◆ WRITTEN PROBLEM: Make an exact copy of the data below, leaving out every picture.

◆ DATA SHOWN:

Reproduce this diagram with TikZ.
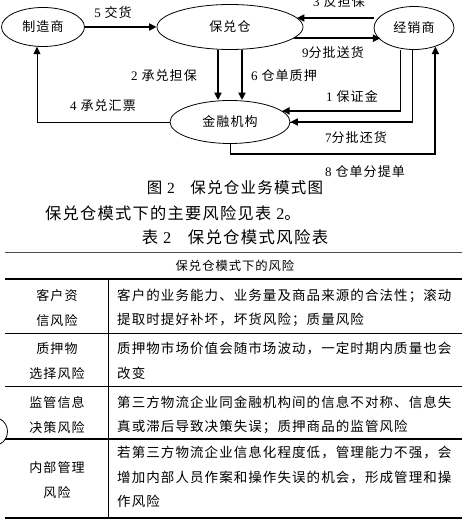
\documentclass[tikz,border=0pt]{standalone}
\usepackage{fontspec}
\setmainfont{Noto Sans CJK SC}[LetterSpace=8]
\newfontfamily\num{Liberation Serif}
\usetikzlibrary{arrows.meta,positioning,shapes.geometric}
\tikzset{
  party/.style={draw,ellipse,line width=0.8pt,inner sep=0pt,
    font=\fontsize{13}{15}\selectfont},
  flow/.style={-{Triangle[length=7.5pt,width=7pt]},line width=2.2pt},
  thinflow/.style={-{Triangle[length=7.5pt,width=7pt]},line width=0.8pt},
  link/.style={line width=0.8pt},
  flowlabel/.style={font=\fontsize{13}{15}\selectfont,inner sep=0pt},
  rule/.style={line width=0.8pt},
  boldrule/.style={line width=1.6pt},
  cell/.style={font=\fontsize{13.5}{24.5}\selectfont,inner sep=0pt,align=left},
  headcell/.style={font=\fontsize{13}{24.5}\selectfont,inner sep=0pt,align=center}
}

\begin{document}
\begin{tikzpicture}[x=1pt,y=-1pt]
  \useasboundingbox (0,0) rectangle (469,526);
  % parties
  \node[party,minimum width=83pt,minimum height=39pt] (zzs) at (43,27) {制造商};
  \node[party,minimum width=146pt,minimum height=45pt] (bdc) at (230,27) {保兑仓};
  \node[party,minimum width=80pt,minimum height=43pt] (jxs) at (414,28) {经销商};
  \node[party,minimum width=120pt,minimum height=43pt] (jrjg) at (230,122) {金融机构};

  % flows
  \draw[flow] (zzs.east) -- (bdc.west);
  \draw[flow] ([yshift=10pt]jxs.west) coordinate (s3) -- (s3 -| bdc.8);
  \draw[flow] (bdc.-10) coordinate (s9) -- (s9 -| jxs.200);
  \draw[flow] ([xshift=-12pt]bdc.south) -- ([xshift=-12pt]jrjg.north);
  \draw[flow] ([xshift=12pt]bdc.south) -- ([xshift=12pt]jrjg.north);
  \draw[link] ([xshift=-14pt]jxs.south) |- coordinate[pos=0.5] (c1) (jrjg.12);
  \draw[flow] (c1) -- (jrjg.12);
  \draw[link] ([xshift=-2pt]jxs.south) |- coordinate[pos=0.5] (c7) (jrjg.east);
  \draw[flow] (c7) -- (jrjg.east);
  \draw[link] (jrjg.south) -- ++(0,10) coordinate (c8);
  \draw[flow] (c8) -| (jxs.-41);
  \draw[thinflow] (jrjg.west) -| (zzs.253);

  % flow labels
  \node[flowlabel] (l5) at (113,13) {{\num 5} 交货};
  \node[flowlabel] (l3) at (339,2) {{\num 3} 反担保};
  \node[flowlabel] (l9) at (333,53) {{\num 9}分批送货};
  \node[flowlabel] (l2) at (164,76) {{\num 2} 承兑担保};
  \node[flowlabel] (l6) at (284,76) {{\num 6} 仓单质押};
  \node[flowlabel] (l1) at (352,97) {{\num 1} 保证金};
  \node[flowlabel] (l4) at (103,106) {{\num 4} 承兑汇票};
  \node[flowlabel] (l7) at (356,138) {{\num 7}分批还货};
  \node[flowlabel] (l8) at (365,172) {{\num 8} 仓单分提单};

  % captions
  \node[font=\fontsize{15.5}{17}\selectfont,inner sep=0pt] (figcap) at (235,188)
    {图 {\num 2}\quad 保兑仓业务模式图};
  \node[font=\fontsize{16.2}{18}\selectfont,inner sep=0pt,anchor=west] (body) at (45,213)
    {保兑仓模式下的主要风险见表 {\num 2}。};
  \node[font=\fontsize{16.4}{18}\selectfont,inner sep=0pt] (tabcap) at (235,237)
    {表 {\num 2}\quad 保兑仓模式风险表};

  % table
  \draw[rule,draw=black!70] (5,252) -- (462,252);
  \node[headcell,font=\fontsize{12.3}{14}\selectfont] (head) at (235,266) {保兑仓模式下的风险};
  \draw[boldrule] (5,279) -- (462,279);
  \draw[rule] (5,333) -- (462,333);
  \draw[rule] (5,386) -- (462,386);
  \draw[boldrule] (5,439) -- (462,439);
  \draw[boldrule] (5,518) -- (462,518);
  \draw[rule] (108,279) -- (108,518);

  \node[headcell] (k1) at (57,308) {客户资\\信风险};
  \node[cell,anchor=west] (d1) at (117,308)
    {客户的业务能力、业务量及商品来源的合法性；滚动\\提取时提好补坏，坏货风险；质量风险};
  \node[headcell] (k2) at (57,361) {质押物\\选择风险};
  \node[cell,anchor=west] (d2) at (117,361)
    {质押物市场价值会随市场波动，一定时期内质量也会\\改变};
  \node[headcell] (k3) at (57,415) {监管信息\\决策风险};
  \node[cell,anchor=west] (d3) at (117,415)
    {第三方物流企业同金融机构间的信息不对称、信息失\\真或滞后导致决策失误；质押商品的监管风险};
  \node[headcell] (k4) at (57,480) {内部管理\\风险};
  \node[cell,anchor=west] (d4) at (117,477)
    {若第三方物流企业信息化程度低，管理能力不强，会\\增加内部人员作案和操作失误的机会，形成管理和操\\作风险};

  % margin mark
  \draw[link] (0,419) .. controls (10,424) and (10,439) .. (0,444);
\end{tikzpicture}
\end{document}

◆ OUTPUT FOR THIS EXERCISE:
Reproduce this diagram with TikZ.
\documentclass[tikz,border=0pt]{standalone}
\usepackage{fontspec}
\setmainfont{Noto Sans CJK SC}[LetterSpace=8]
\newfontfamily\num{Liberation Serif}
\usetikzlibrary{arrows.meta,positioning,shapes.geometric}
\tikzset{
  party/.style={draw,ellipse,line width=0.8pt,inner sep=0pt,
    font=\fontsize{13}{15}\selectfont},
  flow/.style={-{Triangle[length=7.5pt,width=7pt]},line width=2.2pt},
  thinflow/.style={-{Triangle[length=7.5pt,width=7pt]},line width=0.8pt},
  link/.style={line width=0.8pt},
  flowlabel/.style={font=\fontsize{13}{15}\selectfont,inner sep=0pt},
  rule/.style={line width=0.8pt},
  boldrule/.style={line width=1.6pt},
  cell/.style={font=\fontsize{13.5}{24.5}\selectfont,inner sep=0pt,align=left},
  headcell/.style={font=\fontsize{13}{24.5}\selectfont,inner sep=0pt,align=center}
}

\begin{document}
\begin{tikzpicture}[x=1pt,y=-1pt]
  \useasboundingbox (0,0) rectangle (469,526);
  % parties
  \node[party,minimum width=83pt,minimum height=39pt] (zzs) at (43,27) {制造商};
  \node[party,minimum width=146pt,minimum height=45pt] (bdc) at (230,27) {保兑仓};
  \node[party,minimum width=80pt,minimum height=43pt] (jxs) at (414,28) {经销商};
  \node[party,minimum width=120pt,minimum height=43pt] (jrjg) at (230,122) {金融机构};

  % flows
  \draw[flow] (zzs.east) -- (bdc.west);
  \draw[flow] ([yshift=10pt]jxs.west) coordinate (s3) -- (s3 -| bdc.8);
  \draw[flow] (bdc.-10) coordinate (s9) -- (s9 -| jxs.200);
  \draw[flow] ([xshift=-12pt]bdc.south) -- ([xshift=-12pt]jrjg.north);
  \draw[flow] ([xshift=12pt]bdc.south) -- ([xshift=12pt]jrjg.north);
  \draw[link] ([xshift=-14pt]jxs.south) |- coordinate[pos=0.5] (c1) (jrjg.12);
  \draw[flow] (c1) -- (jrjg.12);
  \draw[link] ([xshift=-2pt]jxs.south) |- coordinate[pos=0.5] (c7) (jrjg.east);
  \draw[flow] (c7) -- (jrjg.east);
  \draw[link] (jrjg.south) -- ++(0,10) coordinate (c8);
  \draw[flow] (c8) -| (jxs.-41);
  \draw[thinflow] (jrjg.west) -| (zzs.253);

  % flow labels
  \node[flowlabel] (l5) at (113,13) {{\num 5} 交货};
  \node[flowlabel] (l3) at (339,2) {{\num 3} 反担保};
  \node[flowlabel] (l9) at (333,53) {{\num 9}分批送货};
  \node[flowlabel] (l2) at (164,76) {{\num 2} 承兑担保};
  \node[flowlabel] (l6) at (284,76) {{\num 6} 仓单质押};
  \node[flowlabel] (l1) at (352,97) {{\num 1} 保证金};
  \node[flowlabel] (l4) at (103,106) {{\num 4} 承兑汇票};
  \node[flowlabel] (l7) at (356,138) {{\num 7}分批还货};
  \node[flowlabel] (l8) at (365,172) {{\num 8} 仓单分提单};

  % captions
  \node[font=\fontsize{15.5}{17}\selectfont,inner sep=0pt] (figcap) at (235,188)
    {图 {\num 2}\quad 保兑仓业务模式图};
  \node[font=\fontsize{16.2}{18}\selectfont,inner sep=0pt,anchor=west] (body) at (45,213)
    {保兑仓模式下的主要风险见表 {\num 2}。};
  \node[font=\fontsize{16.4}{18}\selectfont,inner sep=0pt] (tabcap) at (235,237)
    {表 {\num 2}\quad 保兑仓模式风险表};

  % table
  \draw[rule,draw=black!70] (5,252) -- (462,252);
  \node[headcell,font=\fontsize{12.3}{14}\selectfont] (head) at (235,266) {保兑仓模式下的风险};
  \draw[boldrule] (5,279) -- (462,279);
  \draw[rule] (5,333) -- (462,333);
  \draw[rule] (5,386) -- (462,386);
  \draw[boldrule] (5,439) -- (462,439);
  \draw[boldrule] (5,518) -- (462,518);
  \draw[rule] (108,279) -- (108,518);

  \node[headcell] (k1) at (57,308) {客户资\\信风险};
  \node[cell,anchor=west] (d1) at (117,308)
    {客户的业务能力、业务量及商品来源的合法性；滚动\\提取时提好补坏，坏货风险；质量风险};
  \node[headcell] (k2) at (57,361) {质押物\\选择风险};
  \node[cell,anchor=west] (d2) at (117,361)
    {质押物市场价值会随市场波动，一定时期内质量也会\\改变};
  \node[headcell] (k3) at (57,415) {监管信息\\决策风险};
  \node[cell,anchor=west] (d3) at (117,415)
    {第三方物流企业同金融机构间的信息不对称、信息失\\真或滞后导致决策失误；质押商品的监管风险};
  \node[headcell] (k4) at (57,480) {内部管理\\风险};
  \node[cell,anchor=west] (d4) at (117,477)
    {若第三方物流企业信息化程度低，管理能力不强，会\\增加内部人员作案和操作失误的机会，形成管理和操\\作风险};

  % margin mark
  \draw[link] (0,419) .. controls (10,424) and (10,439) .. (0,444);
\end{tikzpicture}
\end{document}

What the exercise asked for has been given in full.